>>

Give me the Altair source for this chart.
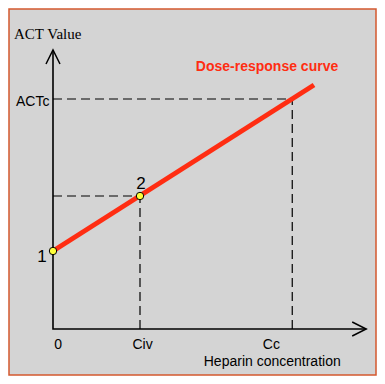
import altair as alt
import pandas as pd

# ---- values (conceptual units) ----
civ = 1.0            # Civ on the x axis
cc = 2.75            # Cc on the x axis
act0 = 7.8           # ACT value at zero concentration (point 1)
act_iv = 13.3        # ACT value at Civ (point 2)
act_c = 23.0         # ACTc
x_axis_end = 3.6
y_axis_end = 27.9
curve_x = [0.0, 3.0]
curve_y = [7.8, 24.4]

point_x = [0.0, civ]
point_y = [act0, act_iv]

# tick / annotation labels
tick_labels = ["0", "Civ", "Cc"]
tick_pos = [0.06, 1.03, 2.51]
point_labels = ["1", "2"]
point_label_x = [-0.126, 1.01]
point_label_y = [6.7, 14.0]

W, H = 367, 366
XD = [-0.5057, 3.7126]
YD = [-4.6, 32.0]

def X(f="x"):
    return alt.X(f"{f}:Q", scale=alt.Scale(domain=XD, nice=False, zero=False), axis=None)

def Y(f="y"):
    return alt.Y(f"{f}:Q", scale=alt.Scale(domain=YD, nice=False, zero=False), axis=None)

axes_df = pd.DataFrame({"x": [0, 0, x_axis_end], "y": [y_axis_end, 0, 0], "o": [0, 1, 2]})
axes = alt.Chart(axes_df).mark_line(color="black", strokeWidth=1.6).encode(
    x=X(), y=Y(), order="o:Q")

arrows_df = pd.DataFrame({"x": [0, x_axis_end], "y": [y_axis_end, 0], "a": [0, 90]})
arrows = alt.Chart(arrows_df).mark_point(
    shape="M -0.5 1 L 0 0 L 0.5 1", filled=False, color="black",
    strokeWidth=1.5, size=784, opacity=1).encode(
    x=X(), y=Y(), angle=alt.Angle("a:Q", scale=None))

dash_df = pd.DataFrame({
    "x": [0, cc, 0, civ],
    "y": [act_c, 0, act_iv, 0],
    "x2": [cc, cc, civ, civ],
    "y2": [act_c, act_c, act_iv, act_iv],
})
dashes = alt.Chart(dash_df).mark_rule(color="black", strokeWidth=1.2, strokeDash=[9, 5]).encode(
    x=X(), y=Y(), x2="x2:Q", y2="y2:Q")

curve_df = pd.DataFrame({"x": curve_x, "y": curve_y})
curve = alt.Chart(curve_df).mark_line(color="#ff2d12", strokeWidth=5, strokeCap="butt").encode(
    x=X(), y=Y())

pts_df = pd.DataFrame({"x": point_x, "y": point_y})
pts = alt.Chart(pts_df).mark_point(
    shape="circle", filled=True, fill="#ffff3a", stroke="black", strokeWidth=1,
    size=55, opacity=1).encode(x=X(), y=Y())

plabel_df = pd.DataFrame({"x": point_label_x, "y": point_label_y, "t": point_labels})
plabels = alt.Chart(plabel_df).mark_text(
    font="Liberation Sans", fontSize=17, color="black", align="center", baseline="alphabetic").encode(
    x=X(), y=Y(), text="t:N")

tick_df = pd.DataFrame({"x": tick_pos, "y": [-2.0] * 3, "t": tick_labels})
ticks = alt.Chart(tick_df).mark_text(
    font="Liberation Sans", fontSize=14, color="black", align="center", baseline="alphabetic").encode(
    x=X(), y=Y(), text="t:N")

xtitle = alt.Chart(pd.DataFrame({"x": [2.52], "y": [-3.7], "t": ["Heparin concentration"]})).mark_text(
    font="Liberation Sans", fontSize=14, color="black", align="center", baseline="alphabetic").encode(
    x=X(), y=Y(), text="t:N")

ytitle = alt.Chart(pd.DataFrame({"x": [-0.448], "y": [29.0], "t": ["ACT Value"]})).mark_text(
    font="Liberation Serif", fontSize=15, color="black", align="left", baseline="alphabetic").encode(
    x=X(), y=Y(), text="t:N")

actc = alt.Chart(pd.DataFrame({"x": [-0.425], "y": [22.3], "t": ["ACTc"]})).mark_text(
    font="Liberation Sans", fontSize=14, color="black", align="left", baseline="alphabetic").encode(
    x=X(), y=Y(), text="t:N")

curve_label = alt.Chart(pd.DataFrame({"x": [2.46], "y": [25.8], "t": ["Dose-response curve"]})).mark_text(
    font="Liberation Sans", fontSize=14, fontWeight="bold", color="#ff2d12", align="center",
    baseline="alphabetic").encode(x=X(), y=Y(), text="t:N")

chart = alt.layer(
    dashes, axes, arrows, curve, pts, plabels, ticks, xtitle, ytitle, actc, curve_label
).properties(
    width=W, height=H,
    autosize=alt.AutoSizeParams(type="none"),
    padding={"left": 1, "top": 1, "right": 1, "bottom": 1},
    background="white",
).configure_view(
    fill="#d4d4d4", stroke="#d4582e", strokeWidth=1.5
)

chart.save("out.html", embed_options={"renderer": "svg", "actions": False})
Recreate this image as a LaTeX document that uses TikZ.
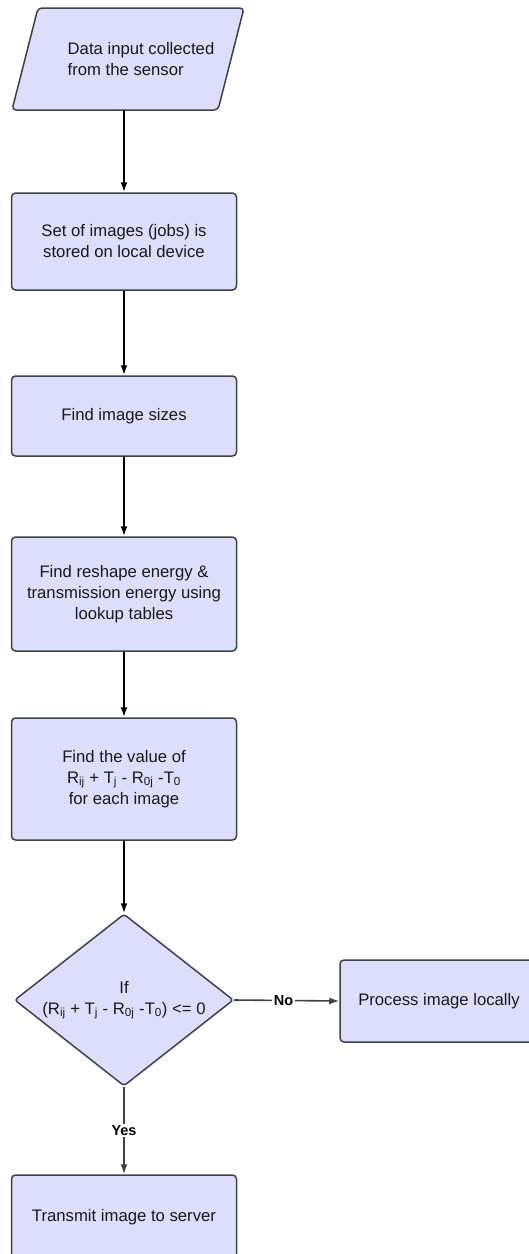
\documentclass[tikz,border=0pt]{standalone}
\usepackage{fontspec}
\setmainfont{Liberation Sans}
\usetikzlibrary{arrows.meta,shapes.geometric}
\definecolor{boxfill}{RGB}{221,222,251}
\definecolor{boxline}{RGB}{61,66,74}
\definecolor{txt}{RGB}{25,25,25}
\begin{document}
\begin{tikzpicture}[x=1pt,y=-1pt,
 proc/.style={draw=boxline, fill=boxfill, line width=1.5pt, rounded corners=4pt, minimum width=225pt, inner sep=0, align=center, font=\fontsize{16.7}{21}\selectfont, text=txt},
 plain/.style={align=center, font=\fontsize{16.7}{21}\selectfont, text=txt, inner sep=0},
 flow/.style={draw=black, line width=1.8pt, -{Latex[length=10pt,width=7pt]}},
 flowg/.style={draw=boxline, line width=1.6pt, -{Latex[length=10pt,width=7pt]}},
 lbl/.style={fill=white, inner sep=1.5pt, font=\bfseries\fontsize{14.5}{17}\selectfont, text=black}]
\useasboundingbox (0,0) rectangle (528,1254);
% input parallelogram
\draw[draw=boxline, fill=boxfill, line width=1.5pt, rounded corners=4pt] (38,8) -- (244,8) -- (218,110) -- (12,110) -- cycle;
\node[inner sep=0, minimum width=206pt, minimum height=102pt] (input) at (128,59) {};
\node[plain, align=left] (inputtxt) at (141,59) {Data input collected\\from the sensor};
% process boxes
\node[proc, minimum height=97pt] (store) at (124,241.5) {Set of images (jobs) is\\stored on local device};
\node[proc, minimum height=80pt] (sizes) at (124,416) {Find image sizes};
\node[proc, minimum height=114pt] (energy) at (124,594) {Find reshape energy \&\\transmission energy using\\lookup tables};
\node[proc, minimum height=122pt] (value) at (124,779) {Find the value of\\R\textsubscript{ij} + T\textsubscript{j} - R\textsubscript{0j} -T\textsubscript{0}\\for each image};
% decision
\node[diamond, draw=boxline, fill=boxfill, line width=1.5pt, rounded corners=3pt, minimum width=219pt, minimum height=172pt, inner sep=0] (dec) at (124,1000) {};
\node[plain] (dectxt) at (dec.center) {If\\(R\textsubscript{ij} + T\textsubscript{j} - R\textsubscript{0j} -T\textsubscript{0}) <= 0};
\node[proc, minimum width=198pt, minimum height=82pt] (local) at (439,1001) {Process image locally};
\node[proc, minimum height=84pt] (server) at (124,1217) {Transmit image to server};
% connectors
\draw[flow] (input.south -| store.north) -- (store.north);
\draw[flow] (store) -- (sizes);
\draw[flow] (sizes) -- (energy);
\draw[flow] (energy) -- (value);
\draw[flow] (value) -- (dec);
\draw[flowg] (dec.east) -- node[lbl, pos=0.47]{No} (local.west);
\draw[flowg] (dec.south) -- node[lbl]{Yes} (server.north);
\end{tikzpicture}
\end{document}
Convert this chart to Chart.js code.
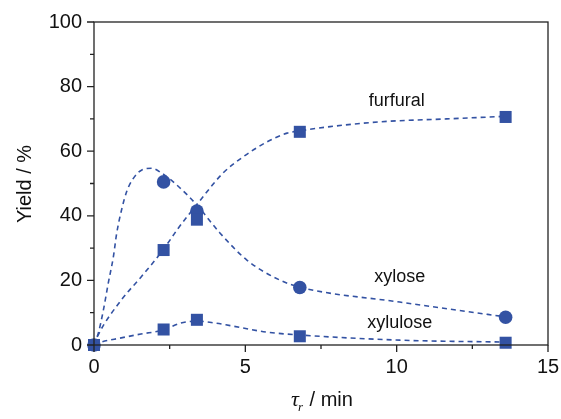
<!DOCTYPE html>
<html>
<head>
<meta charset="utf-8">
<script src="https://cdn.jsdelivr.net/npm/chart.js@4"></script>
<style>
  html, body { margin: 0; padding: 0; background: #fff; }
  #wrap { width: 561px; height: 419px; }
</style>
</head>
<body>
<div id="wrap"><canvas id="yieldChart"></canvas></div>
<script>
// measured points
const sampleTimes = [0, 2.3, 3.4, 6.8, 13.6];
const furfural = [0, 29.4, 38.8, 66, 70.6];
const xylose = [0, 50.5, 41.5, 17.8, 8.6];
const xylulose = [0, 4.8, 7.8, 2.7, 0.7];

// model curves
const xyloseFitX = [0, 0.14, 0.31, 0.47, 0.64, 0.75, 0.91, 1.08, 1.3, 1.58, 1.91, 2.24, 2.8, 3.4, 4.16, 5.05, 6.14, 6.8, 10.1, 13.6];
const xyloseFitY = [0, 3.6, 10.8, 19.1, 27.3, 34.6, 41.8, 47.5, 51.6, 54.2, 54.7, 53.2, 49.0, 43.3, 34.7, 26.3, 20.1, 17.9, 13.3, 8.7];
const furfuralFitX = [0, 0.13, 0.9, 1.55, 2.28, 2.77, 3.44, 4.26, 4.92, 5.7, 6.38, 6.8, 7.8, 9.45, 11.65, 13.6];
const furfuralFitY = [0, 3, 13.9, 21, 29.4, 36, 44, 53.2, 58.2, 62.8, 65.6, 66.3, 67.6, 69.1, 70.0, 70.8];
const xyluloseFitX = [0, 0.13, 0.9, 1.55, 2.28, 2.87, 3.43, 4.0, 4.5, 5.7, 6.8, 10.1, 13.6];
const xyluloseFitY = [0, 0.6, 2.2, 3.4, 4.6, 6.8, 7.4, 6.8, 6.0, 4.0, 3.1, 1.5, 0.9];

const xTicks = [0, 5, 10, 15];
const yTicks = [0, 20, 40, 60, 80, 100];
const xMinor = [2.5, 7.5, 12.5];
const yMinor = [10, 30, 50, 70, 90];

const labels = [
  { text: 'furfural', x: 10.0, y: 75.5 },
  { text: 'xylose', x: 10.1, y: 21.0 },
  { text: 'xylulose', x: 10.1, y: 6.8 }
];

const blue = '#3352a3';
const toXY = (xs, ys) => xs.map((x, i) => ({ x: x, y: ys[i] }));

const fitLine = (xs, ys) => ({
  type: 'line',
  data: toXY(xs, ys),
  borderColor: blue,
  borderWidth: 1.6,
  borderDash: [5, 4],
  pointRadius: 0,
  cubicInterpolationMode: 'monotone',
  fill: false
});

const frame = {
  id: 'frame',
  afterDraw(chart) {
    const ctx = chart.ctx;
    const a = chart.chartArea;
    const xs = chart.scales.x, ys = chart.scales.y;
    ctx.save();
    ctx.strokeStyle = '#222';
    ctx.lineWidth = 1.3;
    ctx.strokeRect(a.left, a.top, a.right - a.left, a.bottom - a.top);
    ctx.beginPath();
    xTicks.forEach(v => { const p = xs.getPixelForValue(v); ctx.moveTo(p, a.bottom); ctx.lineTo(p, a.bottom + 7); });
    xMinor.forEach(v => { const p = xs.getPixelForValue(v); ctx.moveTo(p, a.bottom); ctx.lineTo(p, a.bottom + 4); });
    yTicks.forEach(v => { const p = ys.getPixelForValue(v); ctx.moveTo(a.left, p); ctx.lineTo(a.left - 7, p); });
    yMinor.forEach(v => { const p = ys.getPixelForValue(v); ctx.moveTo(a.left, p); ctx.lineTo(a.left - 4, p); });
    ctx.stroke();

    // series labels
    ctx.fillStyle = '#111';
    ctx.font = '18px "Liberation Sans", Arial, sans-serif';
    ctx.textAlign = 'center';
    ctx.textBaseline = 'middle';
    labels.forEach(l => ctx.fillText(l.text, xs.getPixelForValue(l.x), ys.getPixelForValue(l.y)));

    // y title
    ctx.save();
    ctx.translate(25, 184);
    ctx.rotate(-Math.PI / 2);
    ctx.font = '20px "Liberation Sans", Arial, sans-serif';
    ctx.fillText('Yield / %', 0, 0);
    ctx.restore();

    // x title: tau_r / min
    const base = 406;
    ctx.textAlign = 'left';
    ctx.textBaseline = 'alphabetic';
    ctx.font = 'italic 22px "Liberation Serif", "Times New Roman", serif';
    const tauW = ctx.measureText('τ').width;
    ctx.font = 'italic 13px "Liberation Serif", "Times New Roman", serif';
    const rW = ctx.measureText('r').width;
    ctx.font = '20px "Liberation Sans", Arial, sans-serif';
    const restW = ctx.measureText(' / min').width;
    let x0 = 322 - (tauW + rW + restW) / 2;
    ctx.font = 'italic 22px "Liberation Serif", "Times New Roman", serif';
    ctx.fillText('τ', x0, base);
    ctx.font = 'italic 13px "Liberation Serif", "Times New Roman", serif';
    ctx.fillText('r', x0 + tauW - 1, base + 5);
    ctx.font = '20px "Liberation Sans", Arial, sans-serif';
    ctx.fillText(' / min', x0 + tauW + rW, base);
    ctx.restore();
  }
};

new Chart(document.getElementById('yieldChart'), {
  type: 'scatter',
  data: {
    datasets: [
      fitLine(xyloseFitX, xyloseFitY),
      fitLine(furfuralFitX, furfuralFitY),
      fitLine(xyluloseFitX, xyluloseFitY),
      {
        data: toXY(sampleTimes, furfural),
        pointStyle: 'rect',
        pointRadius: 8.5,
        backgroundColor: blue,
        borderWidth: 0
      },
      {
        data: toXY(sampleTimes, xylulose),
        pointStyle: 'rect',
        pointRadius: 8.5,
        backgroundColor: blue,
        borderWidth: 0
      },
      {
        data: toXY(sampleTimes, xylose),
        pointStyle: 'circle',
        pointRadius: 6.8,
        backgroundColor: blue,
        borderWidth: 0
      }
    ]
  },
  options: {
    responsive: true,
    maintainAspectRatio: false,
    animation: false,
    clip: false,
    layout: { padding: { top: 22, right: 13, left: 0, bottom: 0 } },
    plugins: {
      legend: { display: false },
      tooltip: { enabled: false }
    },
    scales: {
      x: {
        type: 'linear',
        min: 0, max: 15,
        grid: { display: false, drawTicks: false },
        border: { display: false },
        ticks: {
          stepSize: 5,
          color: '#111',
          padding: 10,
          font: { size: 20, family: '"Liberation Sans", Arial, sans-serif' }
        },
        afterFit(s) { s.height = 74; s.paddingLeft = 0; s.paddingRight = 0; }
      },
      y: {
        min: 0, max: 100,
        grid: { display: false, drawTicks: false },
        border: { display: false },
        ticks: {
          stepSize: 20,
          color: '#111',
          padding: 12,
          font: { size: 20, family: '"Liberation Sans", Arial, sans-serif' }
        },
        afterFit(s) { s.width = 94; s.paddingTop = 0; s.paddingBottom = 0; }
      }
    }
  },
  plugins: [frame]
});
</script>
</body>
</html>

<<

Pictures are excluded; extract exactly the lines from the start of the data through the line that holds "import pandas as pd", both ends included.

Give me the Altair source for this chart.
import altair as alt
import pandas as pd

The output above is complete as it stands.